И еще пример. В сказке Оскара Уайльда «Счастливый принц» (Oscar Wilde, The Happy Prince) Swallow влюбляется в Reed. Самый известный перевод этой сказки принадлежит Чуковскому, и у него Ласточка влюбилась в Тростник. При всем уважении к Корнею Ивановичу надо признать, что он выбрал не лучшее решение. Беда в том, что Swallow в оригинале мужского пола — he, а Reed, соответственно, she. Понятно, что Чуковскому пришлось перекроить все, что касается этих героев (изменить везде местоимения, назвать потенциальную жену мужем), и получилось не очень удачно: в переводе девушка Ласточка признается в любви юноше Тростнику, да потом еще мысленно упрекает его в том, что он кокетничает с ветерком (и не стоит ссылаться на подробности биографии Уайльда, они тут ни при чем). Логичнее было бы поменять Ласточку на птицу мужского рода — например, Стрижа, — а вместо собирательного «Тростник» так и просится Тростинка.

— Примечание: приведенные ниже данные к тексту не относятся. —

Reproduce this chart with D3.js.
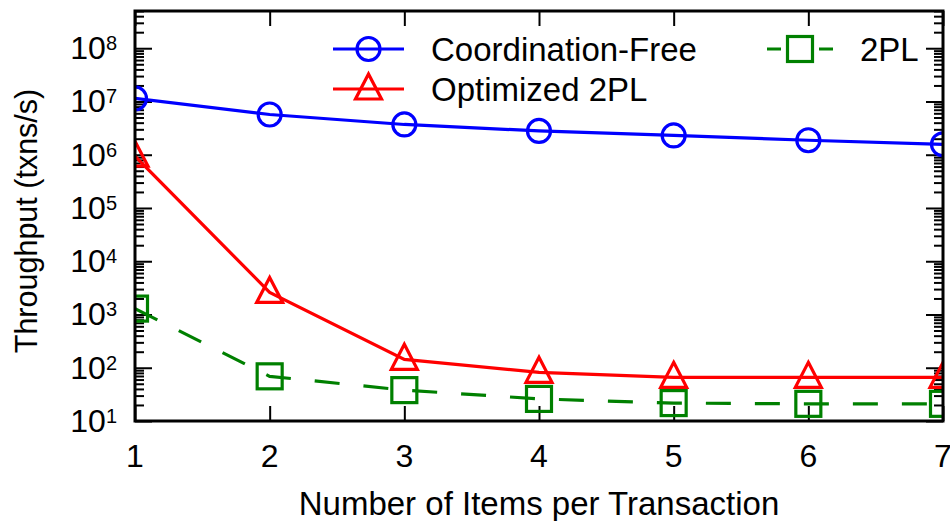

Подытожу сказанное двумя рекомендациями:
1. Если при переводе есть возможность передать относительно точный фактический смысл оригинала без заметных потерь в других отношениях, надо так и сделать. Этот принцип похож на так называемую Бритву Оккама: «Не следует множить сущее без необходимости».
2. Если какая-нибудь деталь не переводится прямиком без вреда для текста, надо внимательно рассмотреть этот винтик или колесико, понять, зачем они нужны автору, и выточить взамен них свою деталь так, чтобы она не нарушила работы всего механизма.
Можно сформулировать это и иначе: переводчик обязан соблюдать не фактическую, а художественную точность — по аналогии с художественной правдой. Последний термин обычно употребляют в защиту завравшегося и зарвавшегося автора: пусть-де написанное в книге и неправда, зато это художественная правда. И такой аргумент вполне законен: не зря ведь художественная литература по-английски называется fiction. Именно благодаря возможности выдумывать, или, если угодно, привирать, писатели создают истинные (я нарочно использую это двусмысленное слово) шедевры. Художественная правда и художественная ложь — две стороны одной золотой медали, которая блестит на груди каждого большого писателя. Недаром в народе говорят: «Врет как по писаному».